North Korea is making its move into the renewable and other alternative energy business, according to a CNBC report.

North Korea, which has suffered under the weight of sanctions that have targeted the country’s need for energy, is now looking to solar, wind, tidal power, and even coal gasification—to generate power as coal, oil, fuel, and diesel imports to the blacklisted country are few and far in between.

Numerous reports have shown that North Korea has received oil shipments during the sanctions period, including ship to ship transfers, but the squeeze is on, and few countries are willing to export to North Korea in defiance of those sanctions.

In a rare move, North Korea has sent its engineers to both China and Russia to learn what they can about alternative energy, CNBC reports, in order to keep the lights on—and the military running—at home.

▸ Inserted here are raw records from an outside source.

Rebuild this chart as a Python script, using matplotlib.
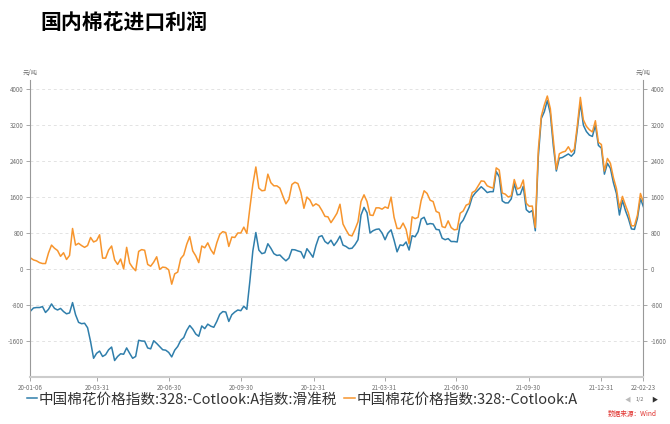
import pandas as pd
import matplotlib.pyplot as plt
import matplotlib.dates as mdates

plt.rcParams['font.family'] = ['Noto Sans CJK SC', 'DejaVu Sans']

# 数据 (从图中读取, 2020-01-06 ~ 2022-02-23)
start_date = '2020-01-06'
end_date = '2022-02-23'

profit_slide = [
    -940, -870, -860, -860, -840, -970, -900, -780, -880, -915,
    -880, -950, -1000, -980, -750, -1020, -1190, -1220, -1210, -1310,
    -1620, -1990, -1880, -1830, -1950, -1910, -1800, -1740, -2040, -1950,
    -1890, -1900, -1760, -1880, -1990, -1950, -1590, -1605, -1610, -1760,
    -1780, -1600, -1660, -1730, -1800, -1810, -1860, -1960, -1810, -1727,
    -1590, -1530, -1370, -1260, -1340, -1450, -1500, -1270, -1330, -1230,
    -1275, -1300, -1170, -1010, -950, -960, -1170, -1020, -960, -915,
    -930, -830, -900, -280, 400, 810, 420, 340, 360, 560,
    460, 340, 300, 310, 240, 180, 240, 430, 425, 400,
    380, 240, 450, 360, 260, 520, 715, 740, 610, 560,
    640, 520, 610, 730, 530, 500, 452, 460, 540, 650,
    1200, 1370, 1250, 800, 850, 880, 890, 800, 650, 800,
    870, 640, 380, 535, 520, 600, 420, 740, 715, 830,
    1110, 1150, 990, 1010, 1000, 880, 870, 685, 650, 675,
    610, 610, 600, 1000, 1085, 1230, 1375, 1600, 1690, 1760,
    1830, 1770, 1700, 1720, 1720, 2170, 2050, 1515, 1470, 1470,
    1560, 1900, 1650, 1660, 1840, 1320, 1260, 1300, 850, 2500,
    3350, 3500, 3750, 3460, 2740, 2180, 2467, 2480, 2520, 2560,
    2510, 2585, 3120, 3700, 3200, 3060, 2980, 2950, 3200, 2750,
    2690, 2110, 2350, 2240, 1920, 1680, 1200, 1527, 1300, 1120,
    890, 880, 1130, 1570, 1380,
]

profit_1pct = [
    245, 200, 180, 140, 120, 120, 356, 530, 460, 410,
    280, 360, 210, 300, 900, 530, 570, 520, 480, 520,
    700, 600, 630, 760, 240, 240, 420, 510, 200, 100,
    220, 0, 480, 130, 30, -40, 390, 430, 415, 100,
    60, 150, 270, -10, 40, 30, -20, -340, -110, -70,
    230, 310, 550, 720, 400, 290, 140, 510, 470, 580,
    430, 330, 580, 770, 830, 810, 500, 710, 700, 800,
    800, 930, 790, 1350, 1880, 2270, 1800, 1740, 1750, 2110,
    1920, 1850, 1850, 1800, 1620, 1450, 1550, 1880, 1930, 1900,
    1700, 1350, 1600, 1534, 1400, 1450, 1410, 1300, 1170, 1160,
    1030, 1130, 1240, 1440, 1000, 870, 756, 734, 880, 1050,
    1500, 1650, 1500, 1200, 1190, 1360, 1360, 1330, 1380, 1350,
    1600, 1150, 900, 900, 1020, 880, 560, 1160, 1120, 1150,
    1520, 1740, 1680, 1530, 1500, 1280, 1250, 941, 920, 1070,
    920, 870, 880, 1240, 1290, 1420, 1450, 1700, 1740, 1850,
    1960, 1950, 1850, 1820, 1800, 2250, 2200, 1690, 1665, 1600,
    1630, 1990, 1780, 1810, 1980, 1460, 1395, 1400, 920, 2650,
    3400, 3650, 3850, 3570, 2880, 2220, 2564, 2600, 2620, 2720,
    2600, 2670, 3200, 3820, 3320, 3175, 3100, 3050, 3300, 2820,
    2770, 2180, 2460, 2350, 2030, 1790, 1360, 1615, 1420, 1240,
    960, 960, 1200, 1680, 1480,
]

dates = pd.date_range(start_date, end_date, periods=len(profit_slide))

x_tick_dates = ['2020-01-06', '2020-03-31', '2020-06-30', '2020-09-30', '2020-12-31',
                '2021-03-31', '2021-06-30', '2021-09-30', '2021-12-31', '2022-02-23']
y_ticks = [-1600, -800, 0, 800, 1600, 2400, 3200, 4000]

label_slide = '中国棉花价格指数:328:-Cotlook:A指数:滑准税'
label_1pct = '中国棉花价格指数:328:-Cotlook:A'

blue = '#2f7eab'
orange = '#f7952d'
grey = '#6e6e6e'

fig = plt.figure(figsize=(6.7, 4.24), dpi=100)
ax = fig.add_axes([0.0455, 0.1116, 0.9149, 0.699])

ax.plot(dates, profit_slide, color=blue, lw=1.1, label=label_slide)
ax.plot(dates, profit_1pct, color=orange, lw=1.1, label=label_1pct)

ax.set_xlim(pd.Timestamp(start_date), pd.Timestamp(end_date))
ax.set_ylim(-2400, 4200)
ax.set_yticks(y_ticks)
ax.set_yticklabels([str(v) for v in y_ticks])
ax.set_xticks(pd.to_datetime(x_tick_dates))
ax.xaxis.set_major_formatter(mdates.DateFormatter('%y-%m-%d'))

ax.grid(axis='y', color='#e3e3e3', linestyle=(0, (3, 3)), lw=0.7)
ax.set_axisbelow(True)

ax.spines['top'].set_visible(False)
ax.spines['left'].set_color('#999999')
ax.spines['right'].set_color('#999999')
ax.spines['bottom'].set_color('#cccccc')
ax.spines['bottom'].set_linewidth(1.5)

ax.tick_params(axis='y', which='both', labelsize=4.5, colors='#999999', labelcolor=grey,
               length=3, width=0.6, pad=2, right=True, labelright=True)
ax.tick_params(axis='x', labelsize=4.5, colors='#999999', labelcolor=grey,
               length=3, width=0.6, pad=2)

# 单位
fig.text(0.0455, 0.828, '元/吨', fontsize=4.5, color=grey, ha='center', va='center')
fig.text(0.9604, 0.828, '元/吨', fontsize=4.5, color=grey, ha='center', va='center')

# 标题
fig.text(0.06, 0.947, '国内棉花进口利润', fontsize=15, fontweight='bold', color='black',
         ha='left', va='center')

# 图例
fig.legend(loc='center left', bbox_to_anchor=(0.04, 0.058), ncol=2, frameon=False,
           fontsize=10.5, handlelength=0.7, handletextpad=0.12, columnspacing=0.5,
           labelcolor='#333333', borderaxespad=0, borderpad=0)
fig.text(0.937, 0.058, '◀', fontsize=4.5, color='#bbbbbb', ha='center', va='center')
fig.text(0.955, 0.058, '1/2', fontsize=4, color=grey, ha='center', va='center')
fig.text(0.977, 0.058, '▶', fontsize=4.5, color='#333333', ha='center', va='center')

# 数据来源
fig.text(0.98, 0.024, '数据来源：Wind', fontsize=4.8, color='#e0302c', ha='right', va='center')

plt.savefig('out.png', dpi=100)
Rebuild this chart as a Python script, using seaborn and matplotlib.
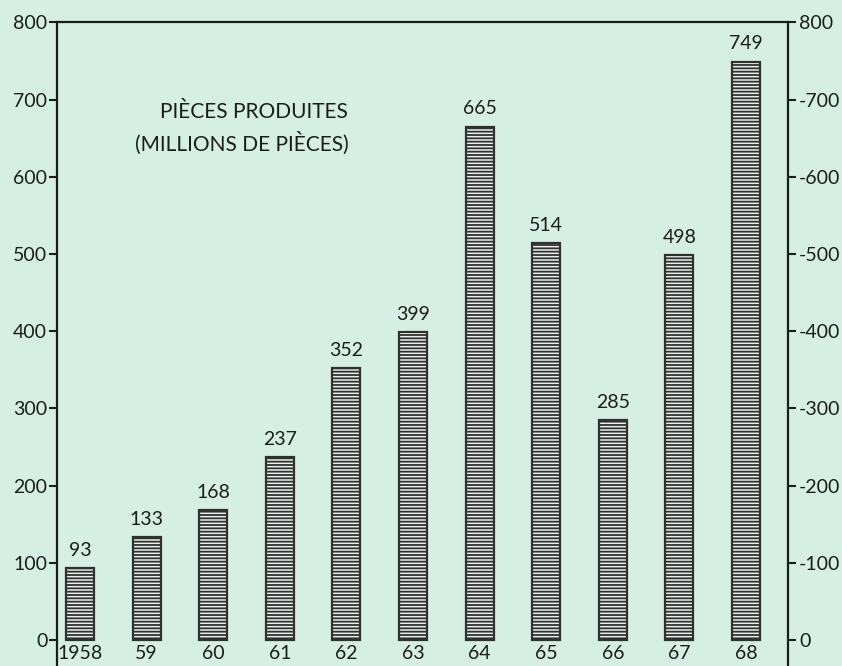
import pandas as pd
import matplotlib.pyplot as plt
import seaborn as sns

# production data
years = ['1958', '59', '60', '61', '62', '63', '64', '65', '66', '67', '68']
pieces = [93, 133, 168, 237, 352, 399, 665, 514, 285, 498, 749]
y_ticks = [0, 100, 200, 300, 400, 500, 600, 700, 800]

df = pd.DataFrame({'year': years, 'pieces': pieces})

bg = '#d6efe4'
ink = '#1c1c1c'

sns.set_style('white')
plt.rcParams['font.family'] = ['Lato', 'DejaVu Sans']
plt.rcParams['hatch.linewidth'] = 1.3

fig = plt.figure(figsize=(8.42, 6.66), dpi=100)
fig.patch.set_facecolor(bg)
ax = fig.add_axes([57 / 842, -0.005, (788 - 57) / 842, 647 / 666])
ax.set_facecolor(bg)

sns.barplot(data=df, x='year', y='pieces', order=years, width=0.42,
            color='#e8f2ee', edgecolor='#303030', linewidth=1.6, ax=ax)
for p in ax.patches:
    p.set_hatch('-----')

ymin = -38
ax.set_ylim(ymin, 800)
ax.set_xlim(-0.345, 10.63)

# value labels above bars and year labels under them
for i, v in enumerate(pieces):
    ax.text(i, v + 12, str(v), ha='center', va='bottom', fontsize=14, color=ink)
    ax.text(i, -18, years[i], ha='center', va='center', fontsize=14, color=ink)

ax.set_xticks([])
ax.set_xlabel('')
ax.set_ylabel('')
ax.set_yticks(y_ticks)
ax.set_yticklabels([str(t) for t in y_ticks])
ax.tick_params(axis='y', direction='out', length=6, width=1.5, pad=1,
               labelsize=14, colors=ink, left=True)

for side in ['left', 'top', 'right', 'bottom']:
    ax.spines[side].set_visible(True)
    ax.spines[side].set_color(ink)
    ax.spines[side].set_linewidth(1.6)

ax2 = ax.twinx()
ax2.set_ylim(ymin, 800)
ax2.set_yticks(y_ticks)
ax2.set_yticklabels(['0'] + ['-' + str(t) if t != 800 else str(t) for t in y_ticks[1:]])
ax2.tick_params(axis='y', direction='out', length=6, width=1.5, pad=2,
                labelsize=14, colors=ink)
for side in ['left', 'top', 'right', 'bottom']:
    ax2.spines[side].set_visible(False)

ax.text(1.2, 684, 'PIÈCES PRODUITES', ha='left', va='center', fontsize=15, color=ink)
ax.text(0.83, 643, '(MILLIONS DE PIÈCES)', ha='left', va='center', fontsize=15, color=ink)

fig.savefig('out.png', dpi=100, facecolor=bg)
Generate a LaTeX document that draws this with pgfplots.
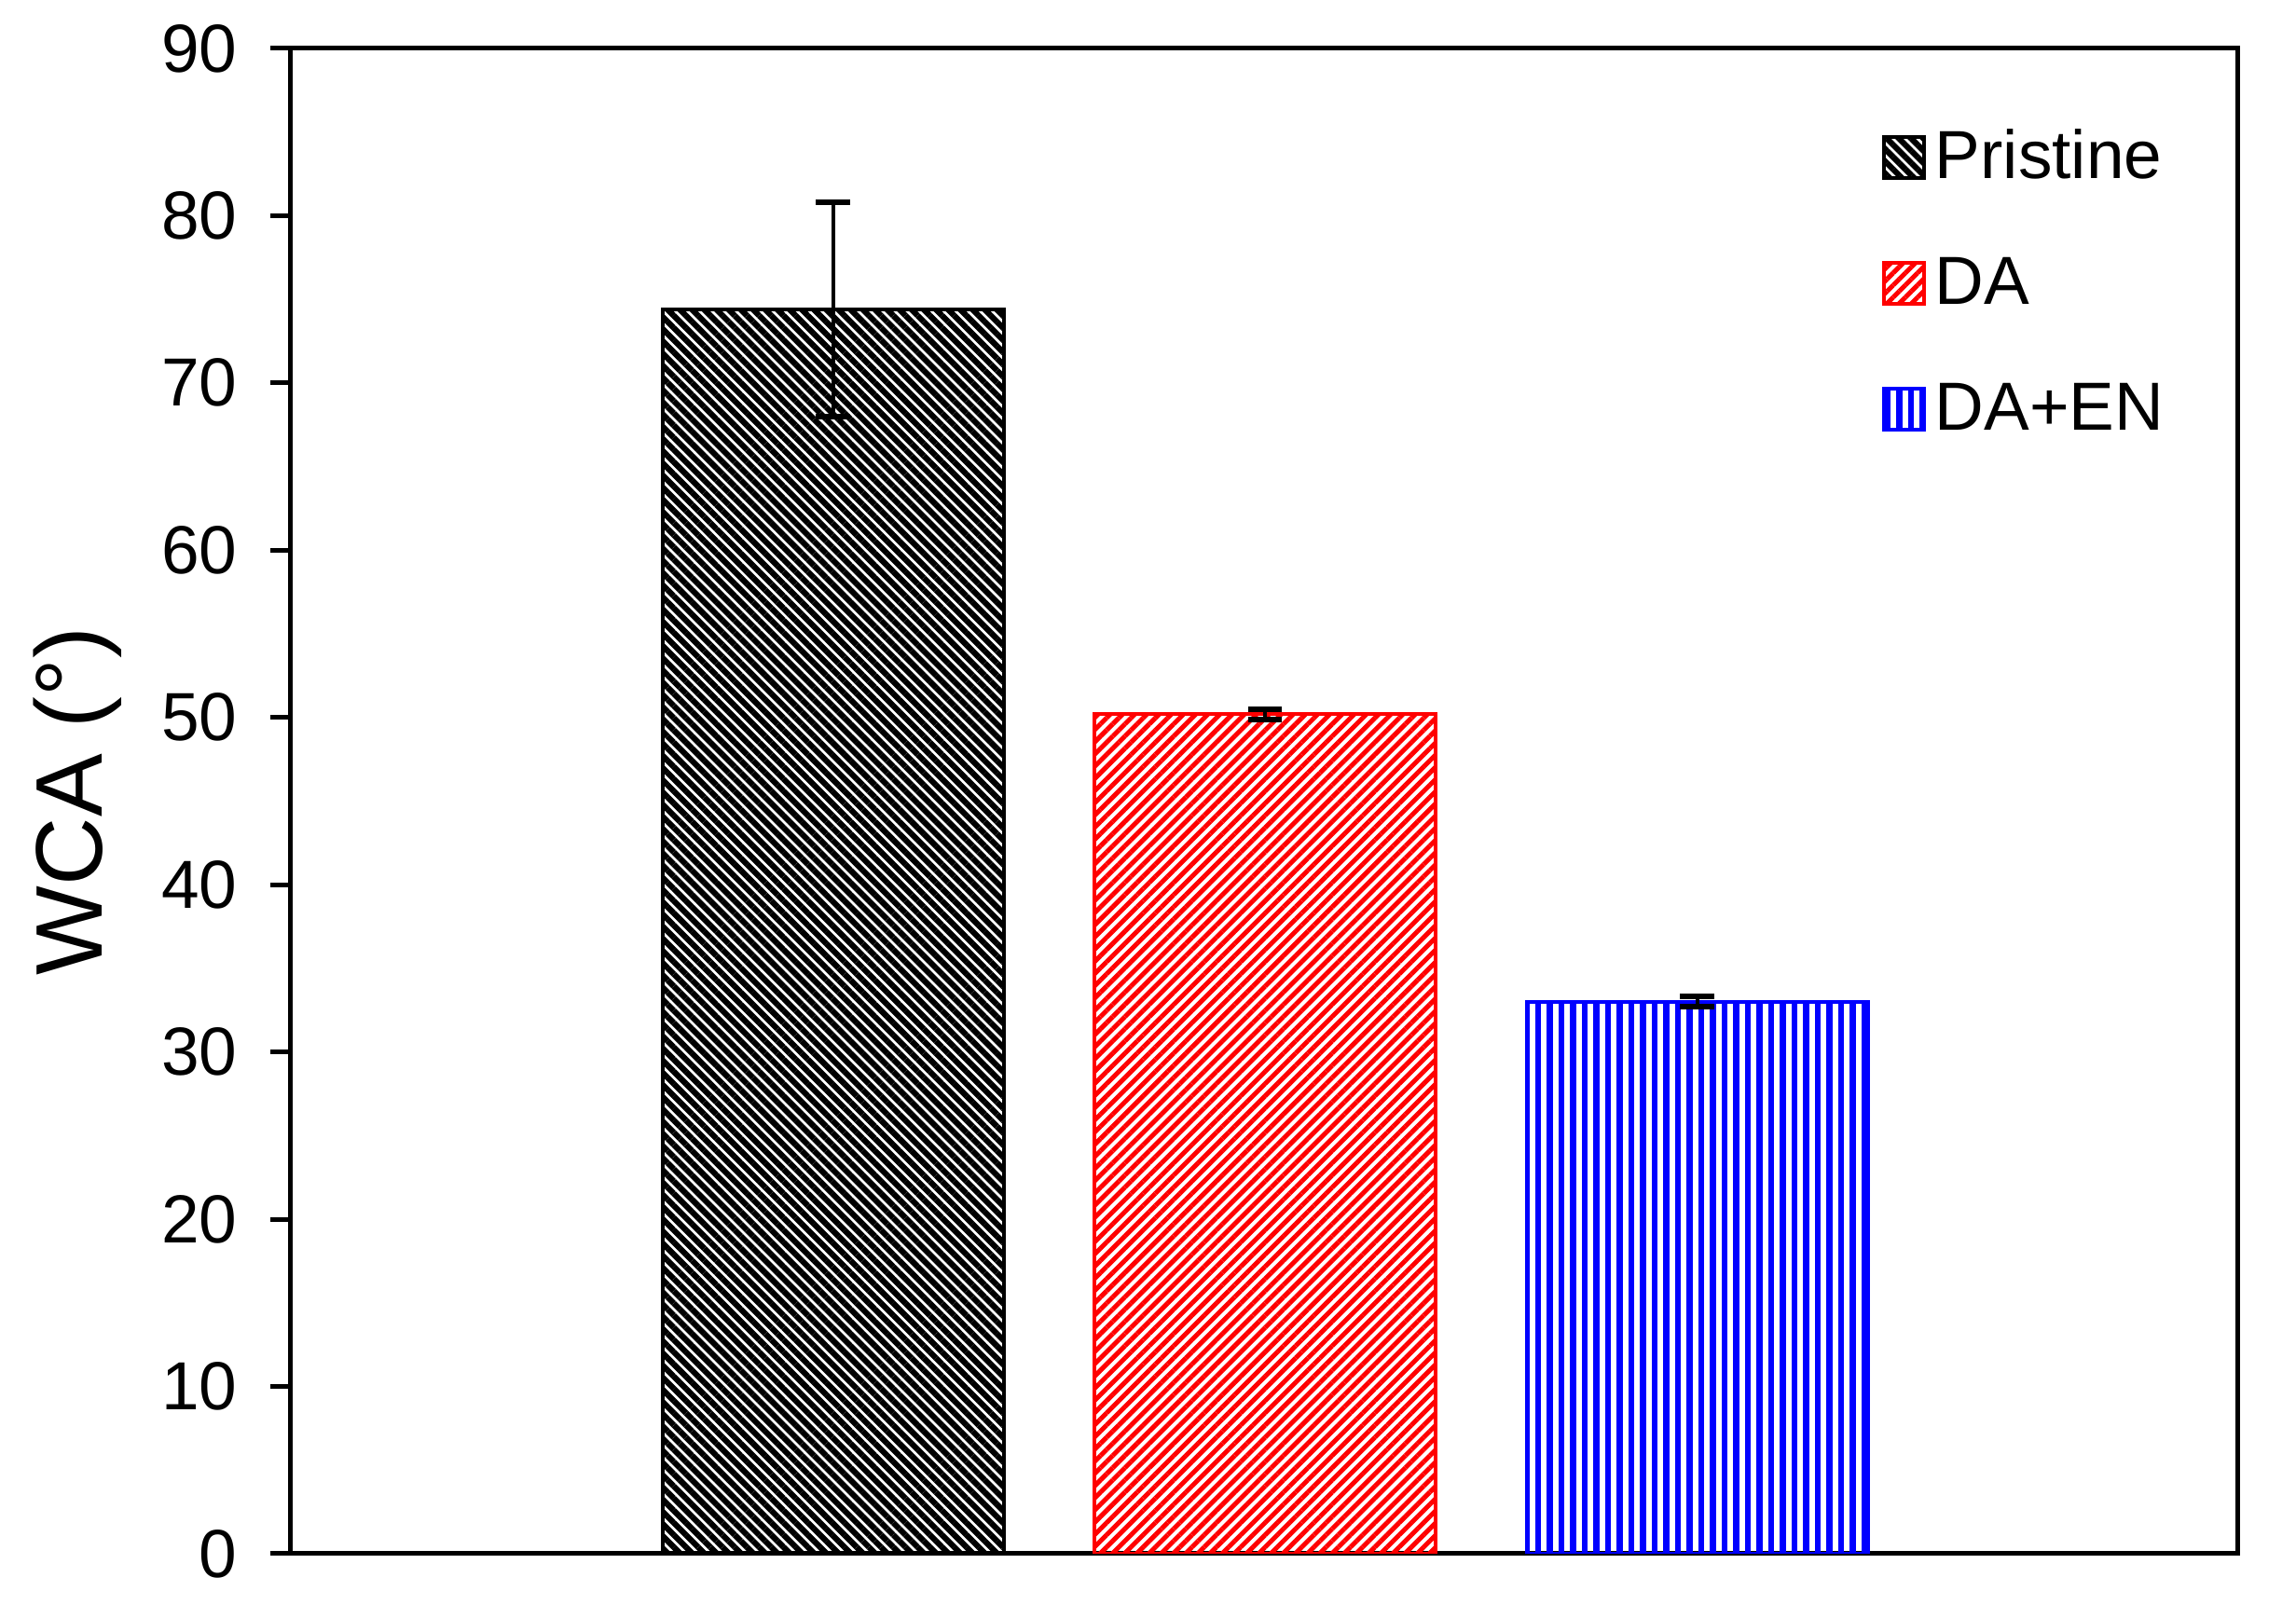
\documentclass[border=0pt]{standalone}
\usepackage{fontspec}
\setmainfont{Liberation Sans}
\usepackage{pgfplots}
\pgfplotsset{compat=1.18}
\usetikzlibrary{patterns.meta}
\pgfplotsset{mylegend/.style={legend image code/.code={\draw[##1] (0pt,-5.14pt) rectangle (8.6pt,3.66pt); \path (10.6pt,0pt);}}}
\begin{document}
\begin{tikzpicture}
\begin{axis}[
  scale only axis, width=417.6pt, height=323pt,
  xmin=-0.255, xmax=4.25, ymin=0, ymax=90,
  ytick={0,10,...,90}, xtick=\empty,
  ytick pos=left, tick align=outside, major tick length=4.4pt,
  tick style={black, line width=1pt},
  axis line style={black, line width=1pt},
  /pgf/number format/assume math mode=true,
  tick label style={font=\fontsize{14.6}{17}\selectfont},
  yticklabel style={xshift=-3.6pt},
  ylabel={WCA (°)},
  ylabel style={font=\fontsize{20.3}{24}\selectfont, at={(axis description cs:-0.1097,0.5)}, anchor=center},
  legend cell align=left,
  legend style={draw=none, fill=none, at={(rel axis cs:0.8175,0.9461)}, anchor=north west,
    inner sep=0pt, outer sep=0pt, row sep=16.17pt,
    font=\fontsize{14.6}{17}\selectfont,
    nodes={inner sep=0pt, outer sep=0pt, text height=10.5pt, text depth=0pt}},
  error bars/error bar style={black, line width=0.8pt, solid},
  error bars/error mark options={rotate=90, black, mark size=3.65pt, line width=1.2pt, solid},
]
\addplot[ybar, bar width=0.79, bar shift=0pt, mark=none, draw=black, line width=0.8pt,
  pattern={Lines[angle=-45,distance=1.85pt,line width=1.25pt]}, pattern color=black,
  mylegend,
  error bars/.cd, y dir=both, y explicit]
  coordinates {(1,74.4) +- (0,6.4)};
\addlegendentry{Pristine}
\addplot[ybar, bar width=0.79, bar shift=0pt, mark=none, draw=red, line width=0.8pt,
  pattern={Lines[angle=45,distance=1.85pt,line width=1.0pt]}, pattern color=red,
  mylegend,
  error bars/.cd, y dir=both, y explicit]
  coordinates {(2,50.2) +- (0,0.3)};
\addlegendentry{DA}
\addplot[ybar, bar width=0.79, bar shift=0pt, mark=none, draw=blue, line width=0.8pt,
  pattern={Lines[angle=90,distance=2.5pt,line width=1.3pt]}, pattern color=blue,
  mylegend,
  error bars/.cd, y dir=both, y explicit]
  coordinates {(3,33.0) +- (0,0.3)};
\addlegendentry{DA+EN}
\coordinate (sw) at (rel axis cs:0,0);
\coordinate (ne) at (rel axis cs:1,1);
\end{axis}
\pgfresetboundingbox
\path ([shift={(-62.4pt,-11pt)}]sw) rectangle ([shift={(12.6pt,10.4pt)}]ne);
\end{tikzpicture}
\end{document}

Talks between North Korea and the United States thus far have proved rather unfruitful, and North Korea continues to ratchet up the ways in which it can get its hands on energy as it becomes increasingly desperate to find a work around to the sanctions. Innovative methods to skirting the UN sanctions include physically disguising tankers, identity fraud, night transfers, and manipulation of vessel AIS transmission systems.

Finding a domestic, secured, and lasting energy source may seem like a longshot, but if successful, could mean to end to further negotiations.  North Korea has an abundance of coal to make gasification happen, if not the knowhow, but even if successful, it may not be sufficient—even when combined with tidal-generated energy which it also has the resources to do, to completely make up for what it loses in the sanctions.